The Joy of the Corpus Christi Procession

Today, at my family's beloved parish of St. Agnes, we had a lovely Corpus Christi procession, after Fr. Mark Pavlak's first Mass, set to Mozart's Mass in C Major. Today, on the streets of St. Paul, our God walked among us, radiant in His beauty, arrayed for love and battles. What joy there is in a Eucharistic procession, to walk in the ranks of Our Lord, to follow behind Him as a member of His army with my fellow soldiers, singing his praises, or to walk before Him as my eldest daughter did, sprinkling rose petals before His Sacred Feet. What unity with all Christendom, past, present, and future, I felt, walking as a foot soldier in that marvelous pilgrimage. I can put my feelings no better than Dom Gueranger did, in his Liturgical Year, quoting Fr. Faber at length:

"But to us Catholics, faithful adorers of the Sacrament of love, Oh! the joy of the immense glory the Church is sending up to God this hour! verily as if the world was all unfallen still...How many glorious processions, with the sun upon their banners, are now wending their way round the squares of mighty cities, through the flower-strewn streets of Christian villages, through the antique cloisters of the glorious cathedral, or through the grounds of the devout seminary, where the various colors of the faces, and the different languages of the people are only so many fresh tokens of the unity of that faith, which they are all exultingly processing in the single voice of the magnificent ritual of Rome! Upon how many altars of various architecture, amid sweet flowers and starry lights, amid clouds of humble incense, and the tumult of thrilling song, before thousands of prostrate worshippers, is the blessed Sacrament raised for exposition, or taken down for benediction! And how many blessed acts of faith and love, of triumph and of reparation, do not each of these things surely represent! The world over, the summer air is filled with the voice of song. The gardens are shorn of their fairest blossoms, to be flung beneath the feet of the Sacramental God...All the millions of souls that belong to the royal family and spiritual lineage of St.
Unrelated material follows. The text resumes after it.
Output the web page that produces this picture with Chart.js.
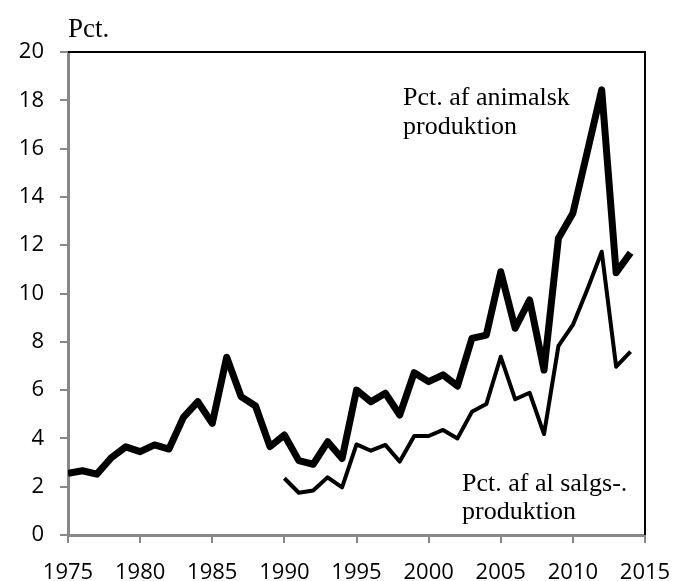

Peter are to-day engaged more or less with the blessed Sacrament: so that the whole Church militant is thrilling with glad emotion, like the tremulous rocking of the mighty sea. Sin seems forgotten; tears even are of rapture rather than of penance. It is like the soul's first day in heaven; or as if earth itself were passing into heaven, as it well might do, for sheer joy of the blessed Sacrament."